Exclude pictures. Extract exactly the lines from the one that contains "Emit a web page" down to the one that contains "const Y_TICKS = [0.0, 0.2, 0.4, 0.6, 0.8, 1.0];", both included.

## begin

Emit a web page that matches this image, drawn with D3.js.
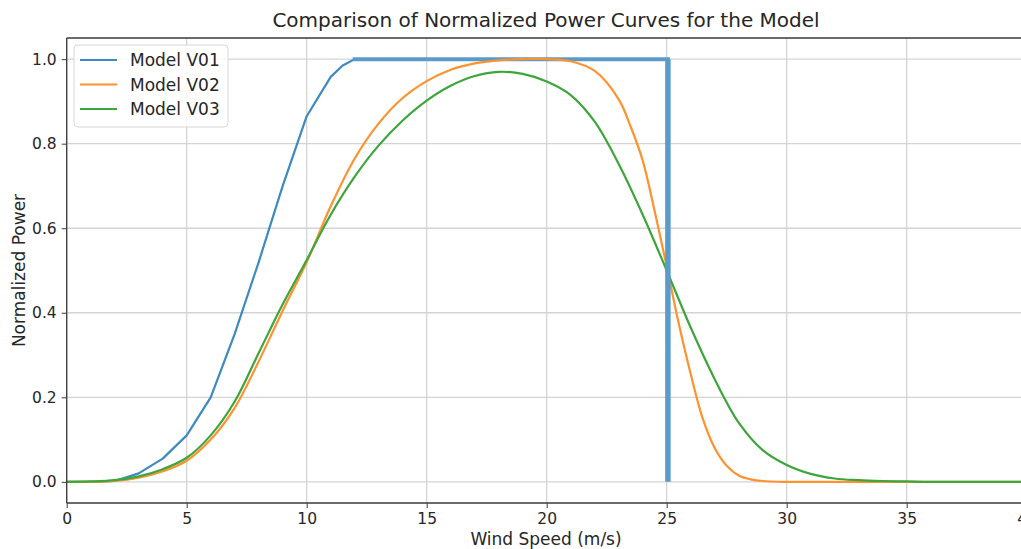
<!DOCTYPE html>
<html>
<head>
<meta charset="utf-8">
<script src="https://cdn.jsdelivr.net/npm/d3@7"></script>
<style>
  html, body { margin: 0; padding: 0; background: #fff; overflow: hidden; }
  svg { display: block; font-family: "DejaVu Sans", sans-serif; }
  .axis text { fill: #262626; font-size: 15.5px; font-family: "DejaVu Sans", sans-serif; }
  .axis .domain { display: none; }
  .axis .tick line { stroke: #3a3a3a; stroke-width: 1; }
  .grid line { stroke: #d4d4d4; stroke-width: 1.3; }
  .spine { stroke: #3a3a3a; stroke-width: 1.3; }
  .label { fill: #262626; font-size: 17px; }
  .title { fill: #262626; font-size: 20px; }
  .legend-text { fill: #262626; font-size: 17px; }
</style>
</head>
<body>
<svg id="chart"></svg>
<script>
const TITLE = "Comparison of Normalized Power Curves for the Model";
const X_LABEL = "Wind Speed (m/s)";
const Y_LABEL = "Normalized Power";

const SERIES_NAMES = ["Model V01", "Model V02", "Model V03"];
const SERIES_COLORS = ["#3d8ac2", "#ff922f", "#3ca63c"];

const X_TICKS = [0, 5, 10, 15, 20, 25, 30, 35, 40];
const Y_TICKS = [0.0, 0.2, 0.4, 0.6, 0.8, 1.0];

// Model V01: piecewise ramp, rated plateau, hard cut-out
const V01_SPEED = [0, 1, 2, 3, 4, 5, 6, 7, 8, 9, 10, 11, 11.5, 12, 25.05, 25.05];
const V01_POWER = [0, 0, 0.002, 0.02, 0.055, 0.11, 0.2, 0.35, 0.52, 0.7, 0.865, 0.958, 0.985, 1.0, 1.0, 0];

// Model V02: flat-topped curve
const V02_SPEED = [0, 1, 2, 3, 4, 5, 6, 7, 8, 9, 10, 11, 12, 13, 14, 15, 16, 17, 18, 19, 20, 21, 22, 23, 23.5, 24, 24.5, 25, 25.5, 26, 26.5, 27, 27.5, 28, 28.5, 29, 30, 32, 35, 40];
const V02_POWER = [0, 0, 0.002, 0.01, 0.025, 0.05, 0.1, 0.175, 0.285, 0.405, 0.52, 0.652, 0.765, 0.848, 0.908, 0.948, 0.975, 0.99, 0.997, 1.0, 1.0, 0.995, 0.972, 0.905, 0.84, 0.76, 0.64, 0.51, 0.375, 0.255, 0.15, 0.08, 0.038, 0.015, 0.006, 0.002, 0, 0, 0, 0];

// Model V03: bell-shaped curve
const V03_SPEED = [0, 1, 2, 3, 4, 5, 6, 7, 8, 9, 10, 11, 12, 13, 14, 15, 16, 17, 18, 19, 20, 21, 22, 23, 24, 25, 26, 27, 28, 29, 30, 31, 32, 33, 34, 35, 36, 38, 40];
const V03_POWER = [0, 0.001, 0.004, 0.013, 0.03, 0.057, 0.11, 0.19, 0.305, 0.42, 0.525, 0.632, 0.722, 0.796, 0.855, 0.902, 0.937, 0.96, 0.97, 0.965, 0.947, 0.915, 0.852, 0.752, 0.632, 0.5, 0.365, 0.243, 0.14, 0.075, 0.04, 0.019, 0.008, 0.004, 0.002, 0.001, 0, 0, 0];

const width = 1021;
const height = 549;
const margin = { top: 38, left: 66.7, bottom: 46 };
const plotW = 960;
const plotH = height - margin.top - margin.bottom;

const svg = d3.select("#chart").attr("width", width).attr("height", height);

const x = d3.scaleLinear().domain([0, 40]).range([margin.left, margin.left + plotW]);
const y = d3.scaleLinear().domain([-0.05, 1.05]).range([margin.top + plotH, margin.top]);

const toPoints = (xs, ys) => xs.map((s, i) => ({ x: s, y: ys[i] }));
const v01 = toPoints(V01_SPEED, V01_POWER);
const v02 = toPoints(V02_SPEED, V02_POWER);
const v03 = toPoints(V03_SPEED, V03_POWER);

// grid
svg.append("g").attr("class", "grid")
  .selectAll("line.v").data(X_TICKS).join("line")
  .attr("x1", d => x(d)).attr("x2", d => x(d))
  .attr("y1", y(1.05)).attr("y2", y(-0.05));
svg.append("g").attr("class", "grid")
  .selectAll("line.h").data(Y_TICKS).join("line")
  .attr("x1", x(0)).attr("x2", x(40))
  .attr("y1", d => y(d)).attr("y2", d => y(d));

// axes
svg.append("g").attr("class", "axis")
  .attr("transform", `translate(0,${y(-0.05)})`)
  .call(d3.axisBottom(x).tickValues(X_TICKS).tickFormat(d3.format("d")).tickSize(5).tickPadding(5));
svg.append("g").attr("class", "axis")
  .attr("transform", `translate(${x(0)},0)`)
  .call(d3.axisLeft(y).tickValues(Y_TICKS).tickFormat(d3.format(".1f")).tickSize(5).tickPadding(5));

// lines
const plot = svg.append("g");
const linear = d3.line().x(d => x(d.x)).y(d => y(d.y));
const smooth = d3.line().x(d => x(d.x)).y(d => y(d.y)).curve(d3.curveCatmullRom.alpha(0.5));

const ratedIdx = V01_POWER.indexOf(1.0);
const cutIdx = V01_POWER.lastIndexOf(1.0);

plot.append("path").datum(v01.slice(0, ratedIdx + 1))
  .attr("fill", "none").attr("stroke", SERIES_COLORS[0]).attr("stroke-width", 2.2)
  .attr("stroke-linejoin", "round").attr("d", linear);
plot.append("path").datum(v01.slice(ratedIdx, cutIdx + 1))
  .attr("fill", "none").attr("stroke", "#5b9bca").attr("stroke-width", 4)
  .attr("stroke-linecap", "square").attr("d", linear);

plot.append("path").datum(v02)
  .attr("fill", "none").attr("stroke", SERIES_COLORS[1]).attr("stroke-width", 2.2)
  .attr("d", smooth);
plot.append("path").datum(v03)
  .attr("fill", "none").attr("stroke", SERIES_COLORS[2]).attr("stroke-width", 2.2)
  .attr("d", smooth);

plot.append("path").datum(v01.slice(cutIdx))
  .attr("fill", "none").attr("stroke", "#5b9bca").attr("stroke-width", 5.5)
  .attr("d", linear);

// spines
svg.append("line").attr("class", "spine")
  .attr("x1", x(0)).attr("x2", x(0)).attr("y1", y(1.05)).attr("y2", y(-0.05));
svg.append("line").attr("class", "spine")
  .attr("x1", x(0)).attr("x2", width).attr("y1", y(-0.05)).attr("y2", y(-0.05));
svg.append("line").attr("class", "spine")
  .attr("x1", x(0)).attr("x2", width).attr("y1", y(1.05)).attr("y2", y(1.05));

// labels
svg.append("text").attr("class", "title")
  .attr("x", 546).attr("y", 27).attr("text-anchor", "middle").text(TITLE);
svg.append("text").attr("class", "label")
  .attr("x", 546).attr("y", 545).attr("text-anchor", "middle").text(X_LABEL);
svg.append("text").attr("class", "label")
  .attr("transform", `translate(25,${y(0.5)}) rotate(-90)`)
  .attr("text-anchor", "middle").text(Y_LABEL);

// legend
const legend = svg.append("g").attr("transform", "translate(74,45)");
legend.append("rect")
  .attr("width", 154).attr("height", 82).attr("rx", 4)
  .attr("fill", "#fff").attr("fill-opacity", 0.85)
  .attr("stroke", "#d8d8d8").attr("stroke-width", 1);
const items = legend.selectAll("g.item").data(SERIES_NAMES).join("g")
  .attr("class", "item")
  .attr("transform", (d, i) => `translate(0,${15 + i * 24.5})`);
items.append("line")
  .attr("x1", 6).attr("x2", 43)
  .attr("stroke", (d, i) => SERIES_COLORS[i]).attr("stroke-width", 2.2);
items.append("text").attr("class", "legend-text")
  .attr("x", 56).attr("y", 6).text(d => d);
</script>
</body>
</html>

## end
## begin

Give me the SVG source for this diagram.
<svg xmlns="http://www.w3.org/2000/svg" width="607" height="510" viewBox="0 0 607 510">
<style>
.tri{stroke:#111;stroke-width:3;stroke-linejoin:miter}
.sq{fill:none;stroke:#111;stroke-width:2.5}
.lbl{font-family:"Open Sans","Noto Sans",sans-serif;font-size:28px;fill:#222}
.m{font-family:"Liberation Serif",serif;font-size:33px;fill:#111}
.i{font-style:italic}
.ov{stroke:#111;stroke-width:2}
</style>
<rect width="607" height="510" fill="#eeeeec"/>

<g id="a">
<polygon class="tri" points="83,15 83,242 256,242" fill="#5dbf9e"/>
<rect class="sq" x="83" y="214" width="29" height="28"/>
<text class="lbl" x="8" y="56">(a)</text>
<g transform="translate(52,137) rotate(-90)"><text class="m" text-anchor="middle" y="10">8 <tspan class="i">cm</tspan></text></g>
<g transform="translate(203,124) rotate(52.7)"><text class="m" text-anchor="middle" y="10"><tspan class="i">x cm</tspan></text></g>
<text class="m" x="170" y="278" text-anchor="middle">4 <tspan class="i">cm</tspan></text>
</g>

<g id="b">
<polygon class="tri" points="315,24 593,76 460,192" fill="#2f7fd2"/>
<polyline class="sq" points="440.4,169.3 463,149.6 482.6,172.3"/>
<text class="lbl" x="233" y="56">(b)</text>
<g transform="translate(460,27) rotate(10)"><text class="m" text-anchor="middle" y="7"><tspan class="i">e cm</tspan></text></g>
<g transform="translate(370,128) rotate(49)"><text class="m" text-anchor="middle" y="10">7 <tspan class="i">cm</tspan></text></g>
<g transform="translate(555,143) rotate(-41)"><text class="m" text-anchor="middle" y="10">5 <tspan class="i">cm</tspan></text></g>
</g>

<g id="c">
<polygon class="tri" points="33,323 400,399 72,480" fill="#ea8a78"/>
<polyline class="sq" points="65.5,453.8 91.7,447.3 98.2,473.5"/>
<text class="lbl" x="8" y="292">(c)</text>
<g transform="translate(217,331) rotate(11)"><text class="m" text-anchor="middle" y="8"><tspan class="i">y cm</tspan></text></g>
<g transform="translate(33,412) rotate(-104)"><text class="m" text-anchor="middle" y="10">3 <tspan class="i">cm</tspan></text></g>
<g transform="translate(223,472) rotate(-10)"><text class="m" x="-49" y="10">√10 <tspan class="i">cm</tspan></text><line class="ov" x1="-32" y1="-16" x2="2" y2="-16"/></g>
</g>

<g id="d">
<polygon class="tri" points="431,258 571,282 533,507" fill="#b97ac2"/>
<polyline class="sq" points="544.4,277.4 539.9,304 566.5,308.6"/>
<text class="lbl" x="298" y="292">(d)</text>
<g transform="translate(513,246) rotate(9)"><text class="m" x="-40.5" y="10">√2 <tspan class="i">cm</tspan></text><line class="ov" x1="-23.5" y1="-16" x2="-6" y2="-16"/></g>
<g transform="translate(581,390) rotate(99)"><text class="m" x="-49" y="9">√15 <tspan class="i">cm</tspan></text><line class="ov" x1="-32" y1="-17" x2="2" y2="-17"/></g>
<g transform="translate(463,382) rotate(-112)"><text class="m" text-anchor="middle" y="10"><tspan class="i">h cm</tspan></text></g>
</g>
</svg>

## end

* TASK OUTPUT
Emit a web page that matches this image, drawn with D3.js.
<!DOCTYPE html>
<html>
<head>
<meta charset="utf-8">
<script src="https://cdn.jsdelivr.net/npm/d3@7"></script>
<style>
  html, body { margin: 0; padding: 0; background: #fff; overflow: hidden; }
  svg { display: block; font-family: "DejaVu Sans", sans-serif; }
  .axis text { fill: #262626; font-size: 15.5px; font-family: "DejaVu Sans", sans-serif; }
  .axis .domain { display: none; }
  .axis .tick line { stroke: #3a3a3a; stroke-width: 1; }
  .grid line { stroke: #d4d4d4; stroke-width: 1.3; }
  .spine { stroke: #3a3a3a; stroke-width: 1.3; }
  .label { fill: #262626; font-size: 17px; }
  .title { fill: #262626; font-size: 20px; }
  .legend-text { fill: #262626; font-size: 17px; }
</style>
</head>
<body>
<svg id="chart"></svg>
<script>
const TITLE = "Comparison of Normalized Power Curves for the Model";
const X_LABEL = "Wind Speed (m/s)";
const Y_LABEL = "Normalized Power";

const SERIES_NAMES = ["Model V01", "Model V02", "Model V03"];
const SERIES_COLORS = ["#3d8ac2", "#ff922f", "#3ca63c"];

const X_TICKS = [0, 5, 10, 15, 20, 25, 30, 35, 40];
const Y_TICKS = [0.0, 0.2, 0.4, 0.6, 0.8, 1.0];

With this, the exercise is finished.